Die SPD Mecklenburg-Vorpommern steht vor einer glänzenden Zukunft. Sie wird, solange die CDU die 50-Prozent-Hürde nicht schafft, der entscheidende politische Faktor im Land sein - ob in einer Koalition und in welcher, entscheiden die Wähler am Sonntag.

Von Peter Marx | 29.08.2011
    Die Versteigerung stockt. Kaum einer will spenden, kaum einer interessiert sich für das Affengemälde, für das, in Fünf-Euro-Schritten, mitgesteigert werden kann. Ministerpräsident Erwin Sellering auf der Bühne ist Hauptredner, Ehrengast, Grundstein-Verleger und Versteigerer in einer Person. Die Prominenz der Hansestadt Rostock wartet ab. Nach zehn Minuten legt Sellering eine Verschnaufpause ein:

    "Dies ist ein Termin als Ministerpräsident, und dass wir Wahlkampfzeiten haben, das ist ein Zufall. Aber ich kann nicht die wichtigen Termine lassen, die man als Ministerpräsident macht, nur weil wir im Wahlkampf sind. Und da muss ich sagen, für dieses Land sind die Zoos sehr wichtig."

    Der Ministerpräsident schaut hinab auf die Hautevolee von Rostock, von denen die meisten ihn nicht wählen werden. Was den SPD-Politiker aber nicht stört. Heute geht es ihm um das neue Affenhaus des Rostocker Zoos, ein circa
    40-Millionen-Projekt mit dem Kunstnamen "Darwineum".

    Sellerings Liebe für Affen und Zoos ist zwar neu, passt aber gut zu seinem Image als "DDR-Versteher", mit dem er schon seit Monaten versucht, bei den ostdeutschen Wählern zu punkten.

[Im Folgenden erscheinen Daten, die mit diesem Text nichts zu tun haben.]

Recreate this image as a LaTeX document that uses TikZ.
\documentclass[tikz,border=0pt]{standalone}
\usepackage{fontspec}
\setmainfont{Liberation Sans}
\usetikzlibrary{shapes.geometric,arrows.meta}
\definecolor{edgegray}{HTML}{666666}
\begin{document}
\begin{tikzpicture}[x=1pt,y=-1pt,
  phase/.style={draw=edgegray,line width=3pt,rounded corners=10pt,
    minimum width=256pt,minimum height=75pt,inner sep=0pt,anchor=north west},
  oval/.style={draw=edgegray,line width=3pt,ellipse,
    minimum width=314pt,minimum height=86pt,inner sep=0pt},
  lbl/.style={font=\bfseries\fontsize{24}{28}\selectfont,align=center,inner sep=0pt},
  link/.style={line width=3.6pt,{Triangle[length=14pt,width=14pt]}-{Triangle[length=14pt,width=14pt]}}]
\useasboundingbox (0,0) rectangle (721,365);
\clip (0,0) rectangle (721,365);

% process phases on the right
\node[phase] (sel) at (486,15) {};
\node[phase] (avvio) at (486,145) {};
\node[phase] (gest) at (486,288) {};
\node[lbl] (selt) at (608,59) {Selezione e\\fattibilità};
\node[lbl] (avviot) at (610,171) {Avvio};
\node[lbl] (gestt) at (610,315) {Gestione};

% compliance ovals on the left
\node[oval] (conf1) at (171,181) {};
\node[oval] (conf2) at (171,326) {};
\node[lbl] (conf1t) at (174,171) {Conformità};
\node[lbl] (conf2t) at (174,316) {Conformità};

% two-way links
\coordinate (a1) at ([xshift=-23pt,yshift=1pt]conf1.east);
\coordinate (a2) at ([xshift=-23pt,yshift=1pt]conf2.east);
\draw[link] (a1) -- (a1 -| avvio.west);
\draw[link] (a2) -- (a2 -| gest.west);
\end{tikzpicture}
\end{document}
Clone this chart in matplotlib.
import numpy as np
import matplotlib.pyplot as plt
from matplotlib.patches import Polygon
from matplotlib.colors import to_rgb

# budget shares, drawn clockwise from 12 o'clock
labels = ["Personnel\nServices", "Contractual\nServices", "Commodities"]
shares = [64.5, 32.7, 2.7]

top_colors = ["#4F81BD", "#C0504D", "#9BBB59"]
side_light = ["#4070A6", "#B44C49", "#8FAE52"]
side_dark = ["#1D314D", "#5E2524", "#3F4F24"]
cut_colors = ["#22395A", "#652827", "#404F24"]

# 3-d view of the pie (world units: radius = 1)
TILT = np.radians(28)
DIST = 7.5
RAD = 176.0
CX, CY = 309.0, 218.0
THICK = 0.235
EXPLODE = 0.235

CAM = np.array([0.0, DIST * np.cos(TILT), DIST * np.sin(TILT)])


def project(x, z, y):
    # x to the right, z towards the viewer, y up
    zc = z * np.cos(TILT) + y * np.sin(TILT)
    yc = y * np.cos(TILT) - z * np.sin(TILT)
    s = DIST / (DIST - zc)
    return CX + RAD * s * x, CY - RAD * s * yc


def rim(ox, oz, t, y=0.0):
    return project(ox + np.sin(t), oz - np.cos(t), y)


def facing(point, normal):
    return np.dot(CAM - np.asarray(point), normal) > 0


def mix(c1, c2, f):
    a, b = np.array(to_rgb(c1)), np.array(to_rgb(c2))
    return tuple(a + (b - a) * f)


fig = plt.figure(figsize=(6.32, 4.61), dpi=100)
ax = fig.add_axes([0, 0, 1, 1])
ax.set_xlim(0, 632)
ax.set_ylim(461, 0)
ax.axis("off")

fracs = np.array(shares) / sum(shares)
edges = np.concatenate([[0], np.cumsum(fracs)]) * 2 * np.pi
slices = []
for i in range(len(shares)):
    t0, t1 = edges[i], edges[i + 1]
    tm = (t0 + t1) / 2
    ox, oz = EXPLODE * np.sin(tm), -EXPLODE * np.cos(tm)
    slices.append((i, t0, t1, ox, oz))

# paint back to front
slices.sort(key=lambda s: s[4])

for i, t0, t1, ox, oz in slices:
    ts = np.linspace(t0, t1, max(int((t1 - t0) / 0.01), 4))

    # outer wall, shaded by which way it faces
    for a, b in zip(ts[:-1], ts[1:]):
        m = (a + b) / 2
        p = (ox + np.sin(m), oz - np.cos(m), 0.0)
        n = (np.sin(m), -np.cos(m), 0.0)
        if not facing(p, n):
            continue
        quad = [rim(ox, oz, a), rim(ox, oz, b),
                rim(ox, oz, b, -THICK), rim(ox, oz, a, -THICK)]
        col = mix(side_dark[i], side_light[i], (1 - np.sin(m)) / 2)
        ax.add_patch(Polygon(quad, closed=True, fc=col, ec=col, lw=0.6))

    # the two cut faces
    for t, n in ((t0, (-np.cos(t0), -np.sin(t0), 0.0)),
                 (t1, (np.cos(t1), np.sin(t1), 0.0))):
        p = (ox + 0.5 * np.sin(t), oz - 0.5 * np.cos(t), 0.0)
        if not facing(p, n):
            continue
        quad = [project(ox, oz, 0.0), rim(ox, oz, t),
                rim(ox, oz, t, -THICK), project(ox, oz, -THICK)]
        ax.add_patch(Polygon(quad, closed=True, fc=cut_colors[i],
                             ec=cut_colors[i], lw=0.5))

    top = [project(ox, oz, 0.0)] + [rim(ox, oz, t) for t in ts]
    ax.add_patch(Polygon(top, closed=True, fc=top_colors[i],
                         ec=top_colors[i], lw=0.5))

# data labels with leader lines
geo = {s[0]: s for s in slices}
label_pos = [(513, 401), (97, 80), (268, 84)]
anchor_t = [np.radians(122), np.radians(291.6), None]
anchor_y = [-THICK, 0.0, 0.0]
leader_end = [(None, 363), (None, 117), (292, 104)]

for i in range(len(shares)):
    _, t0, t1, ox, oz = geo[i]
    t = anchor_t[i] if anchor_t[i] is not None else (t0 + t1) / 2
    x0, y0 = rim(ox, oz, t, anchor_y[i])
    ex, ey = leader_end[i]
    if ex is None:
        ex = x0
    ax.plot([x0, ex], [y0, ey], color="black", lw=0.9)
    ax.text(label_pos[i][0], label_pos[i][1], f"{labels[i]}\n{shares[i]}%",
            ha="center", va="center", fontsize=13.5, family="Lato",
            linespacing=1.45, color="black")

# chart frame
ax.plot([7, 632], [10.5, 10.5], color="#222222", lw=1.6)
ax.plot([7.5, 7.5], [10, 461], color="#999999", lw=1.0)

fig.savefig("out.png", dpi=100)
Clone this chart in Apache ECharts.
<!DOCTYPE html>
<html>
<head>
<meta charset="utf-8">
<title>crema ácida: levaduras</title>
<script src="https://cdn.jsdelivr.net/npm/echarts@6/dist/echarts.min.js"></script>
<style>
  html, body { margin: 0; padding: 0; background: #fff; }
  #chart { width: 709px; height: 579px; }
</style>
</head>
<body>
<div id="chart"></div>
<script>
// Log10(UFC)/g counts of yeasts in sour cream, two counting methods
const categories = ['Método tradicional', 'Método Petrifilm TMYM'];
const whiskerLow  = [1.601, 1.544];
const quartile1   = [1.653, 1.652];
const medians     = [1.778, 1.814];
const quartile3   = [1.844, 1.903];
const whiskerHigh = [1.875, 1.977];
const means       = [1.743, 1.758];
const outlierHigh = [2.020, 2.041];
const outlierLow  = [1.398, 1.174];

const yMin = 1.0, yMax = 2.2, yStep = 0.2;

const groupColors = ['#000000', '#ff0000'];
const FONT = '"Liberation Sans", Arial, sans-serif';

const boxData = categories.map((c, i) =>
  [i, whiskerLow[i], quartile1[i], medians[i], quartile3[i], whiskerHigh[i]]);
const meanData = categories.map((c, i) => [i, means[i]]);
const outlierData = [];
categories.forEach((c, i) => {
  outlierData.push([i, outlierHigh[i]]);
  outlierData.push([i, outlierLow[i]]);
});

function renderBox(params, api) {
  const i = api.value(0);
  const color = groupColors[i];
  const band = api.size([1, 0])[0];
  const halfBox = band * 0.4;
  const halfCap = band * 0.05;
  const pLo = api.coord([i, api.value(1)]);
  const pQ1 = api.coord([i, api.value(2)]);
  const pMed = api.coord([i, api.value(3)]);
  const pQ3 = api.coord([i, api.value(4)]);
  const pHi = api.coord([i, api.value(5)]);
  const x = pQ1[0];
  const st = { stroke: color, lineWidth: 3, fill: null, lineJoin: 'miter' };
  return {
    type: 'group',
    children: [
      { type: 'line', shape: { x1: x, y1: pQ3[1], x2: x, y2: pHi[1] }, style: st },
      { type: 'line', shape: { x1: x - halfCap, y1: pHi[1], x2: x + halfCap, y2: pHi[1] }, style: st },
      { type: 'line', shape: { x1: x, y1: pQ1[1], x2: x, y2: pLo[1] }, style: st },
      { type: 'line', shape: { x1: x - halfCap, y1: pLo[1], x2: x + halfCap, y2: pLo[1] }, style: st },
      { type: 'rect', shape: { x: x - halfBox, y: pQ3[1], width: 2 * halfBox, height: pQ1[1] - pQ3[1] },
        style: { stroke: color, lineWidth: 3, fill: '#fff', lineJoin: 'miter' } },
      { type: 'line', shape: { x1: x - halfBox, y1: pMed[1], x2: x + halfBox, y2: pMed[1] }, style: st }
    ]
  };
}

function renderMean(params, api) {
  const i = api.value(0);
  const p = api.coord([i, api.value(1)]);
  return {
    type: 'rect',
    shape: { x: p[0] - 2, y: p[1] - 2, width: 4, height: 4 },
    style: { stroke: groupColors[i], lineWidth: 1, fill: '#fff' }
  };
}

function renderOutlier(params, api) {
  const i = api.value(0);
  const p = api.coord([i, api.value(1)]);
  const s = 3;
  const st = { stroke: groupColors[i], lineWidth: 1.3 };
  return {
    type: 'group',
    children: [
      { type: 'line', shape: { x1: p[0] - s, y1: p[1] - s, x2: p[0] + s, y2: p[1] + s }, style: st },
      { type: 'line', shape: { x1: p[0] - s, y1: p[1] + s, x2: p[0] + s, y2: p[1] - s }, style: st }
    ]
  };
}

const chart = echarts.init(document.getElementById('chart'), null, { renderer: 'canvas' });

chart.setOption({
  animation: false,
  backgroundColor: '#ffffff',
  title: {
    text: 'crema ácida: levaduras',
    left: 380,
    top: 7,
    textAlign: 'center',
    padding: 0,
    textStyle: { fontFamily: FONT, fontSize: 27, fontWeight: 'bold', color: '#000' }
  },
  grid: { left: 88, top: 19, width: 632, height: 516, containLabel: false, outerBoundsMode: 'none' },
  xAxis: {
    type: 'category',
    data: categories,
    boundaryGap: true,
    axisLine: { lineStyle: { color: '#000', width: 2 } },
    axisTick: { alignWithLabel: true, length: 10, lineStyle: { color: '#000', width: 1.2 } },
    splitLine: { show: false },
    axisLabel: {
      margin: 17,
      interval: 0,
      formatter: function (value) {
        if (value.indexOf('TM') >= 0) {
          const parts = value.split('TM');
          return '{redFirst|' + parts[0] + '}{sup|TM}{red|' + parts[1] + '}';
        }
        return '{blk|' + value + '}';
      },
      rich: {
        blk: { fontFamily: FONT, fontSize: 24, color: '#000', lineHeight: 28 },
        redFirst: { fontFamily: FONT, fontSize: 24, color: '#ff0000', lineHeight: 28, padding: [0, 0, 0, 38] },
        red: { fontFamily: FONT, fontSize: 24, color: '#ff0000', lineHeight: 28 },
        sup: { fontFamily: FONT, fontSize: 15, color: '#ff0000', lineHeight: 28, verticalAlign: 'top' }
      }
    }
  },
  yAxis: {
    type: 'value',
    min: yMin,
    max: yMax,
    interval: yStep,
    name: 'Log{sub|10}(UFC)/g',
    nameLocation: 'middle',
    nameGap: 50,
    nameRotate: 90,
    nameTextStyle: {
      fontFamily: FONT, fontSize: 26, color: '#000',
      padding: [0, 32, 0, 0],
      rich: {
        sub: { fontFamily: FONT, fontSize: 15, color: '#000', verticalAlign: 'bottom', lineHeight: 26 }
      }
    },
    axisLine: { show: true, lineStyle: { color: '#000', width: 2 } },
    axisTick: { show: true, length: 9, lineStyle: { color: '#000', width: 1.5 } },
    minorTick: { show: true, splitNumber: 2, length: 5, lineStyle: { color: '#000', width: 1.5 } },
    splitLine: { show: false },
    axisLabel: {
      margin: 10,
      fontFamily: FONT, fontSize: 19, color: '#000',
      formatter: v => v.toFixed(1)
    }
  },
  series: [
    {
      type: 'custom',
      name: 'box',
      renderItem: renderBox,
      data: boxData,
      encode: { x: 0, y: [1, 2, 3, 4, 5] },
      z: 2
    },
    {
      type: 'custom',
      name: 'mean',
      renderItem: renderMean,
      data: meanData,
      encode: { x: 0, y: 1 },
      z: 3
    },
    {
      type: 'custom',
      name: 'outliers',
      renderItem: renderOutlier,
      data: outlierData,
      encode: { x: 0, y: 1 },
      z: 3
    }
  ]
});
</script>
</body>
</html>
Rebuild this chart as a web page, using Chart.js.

So passt auch, was der gebürtige Westfale aus Sprockhövel im Ruhrgebiet, der seit 2008 das Land regiert, über sich selbst sagt:

    "Ich habe jetzt gelesen, ich sei ein westdeutscher Politiker. Das stimmt natürlich nicht, sondern im bin im Westen geboren, und hier im Osten habe ich mich in die Politik begeben, weil es einfach so spannend war, Anfang der 90er-Jahre. Ich wollte die Entwicklung mitgestalten und bin hier Mitglied der SPD geworden. Ich würde schon sagen, ich bin ein ostdeutscher Politiker; alles, was Politik betrifft, ist ostdeutsch an mir."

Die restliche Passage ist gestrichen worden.